May 29, 2024 - News

Weed-related pediatric hospital visits in Virginia declined after new law

Illustration of a bag pouring out gummies in the shape of tiny caution signs.

Illustration: Allie Carl/Axios

The number of children ending up in Virginia emergency rooms due to exposure to cannabis sharply declined in the second half of last year, according to a new report.

Why it matters: The drop in visits correlates with a state law that went in effect last July that banned the sale of intoxicating THC products like Delta-8 and required clear labeling on edible hemp products that resemble candy.

State of play: Between the first and last half of 2023, Virginia hospitals saw a 21.5% decline in the number of children visiting the emergency department due to marijuana-related issues.

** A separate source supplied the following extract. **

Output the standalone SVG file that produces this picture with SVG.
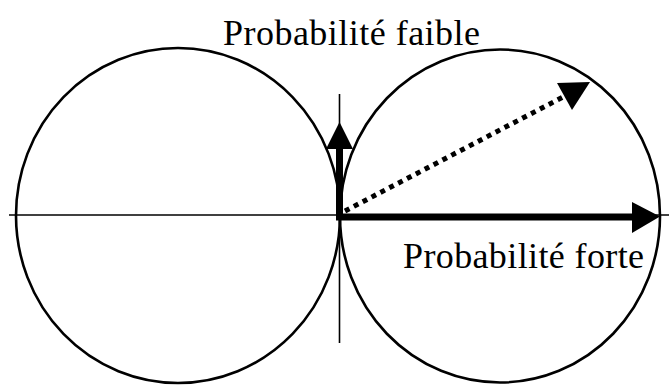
<svg xmlns="http://www.w3.org/2000/svg" width="669" height="386" viewBox="0 0 669 386">
<style>
.c{fill:none;stroke:#000;stroke-width:2.6}
.ax{stroke:#000;stroke-width:1.6;fill:none}
.thick{stroke:#000;stroke-width:7;fill:none}
.dot{stroke:#000;stroke-width:5;stroke-dasharray:5 5;fill:none}
.head{fill:#000}
.lbl{font-family:"Liberation Serif",serif;font-size:36px;fill:#000}
</style>
<rect width="669" height="386" fill="#fff"/>
<g id="left-circle"><ellipse class="c" cx="178" cy="215.5" rx="162" ry="167.5"/></g>
<g id="right-circle"><ellipse class="c" cx="500" cy="216" rx="160" ry="166.5"/></g>
<g id="axes">
<line class="ax" x1="9" y1="215" x2="669" y2="215"/>
<line class="ax" x1="339.5" y1="94" x2="339.5" y2="343"/>
</g>
<g id="connectors">
<line class="thick" x1="339.5" y1="220" x2="339.5" y2="148"/>
<polygon class="head" points="339.5,122 326,149 353,149"/>
<line class="thick" x1="336" y1="217" x2="633" y2="217"/>
<polygon class="head" points="660,216.5 632,202 632,233"/>
<line class="dot" x1="345" y1="211" x2="563" y2="97"/>
<polygon class="head" points="590,82 557,83 572,110"/>
</g>
<g id="label-faible"><text class="lbl" x="223" y="45" textLength="257">Probabilité faible</text></g>
<g id="label-forte"><text class="lbl" x="403" y="268" textLength="241">Probabilité forte</text></g>
</svg>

  • That's according to an analysis if of statewide hospital data by Virginia Hospital & Healthcare Association.
  • The association attributed the drop to the bipartisan legislation that went into effect last year that requires any hemp products for sale in Virginia to contain 25 times more CBD than THC.

Zoom out: ER visits involving children and cannabis ingestion increased everywhere during the pandemic, according to a CDC report, per NBC News.

  • Teens and young adults — people 15 to 24 — accounted for 90% of cannabis-related ER visits nationwide between 2019 and 2022 and saw an 8% increase in ER visits over pre-pandemic averages.
  • Marijuana-driven hospital trips for young kids — those 10 and under — jumped by 214% for the same period.

Zoom in: In Virginia, there were 8,401 such visits involving kids 0-18 between 2020-2023, VHHA found.

  • At its peak, which came at the end of 2022 and in early 2023, ERs in the state were seeing more than 700 visits a quarter of minors experiencing adverse reactions to cannabis products.
  • In the last two quarters of last year, ERs were seeing around 550 cannabis-related pediatric visits.

What we're watching: In response to the pediatric ER trends, last month, Virginia Department of Health launched a "special surveillance system" requiring health care providers to start reporting incidents of THC "adverse events" involving children.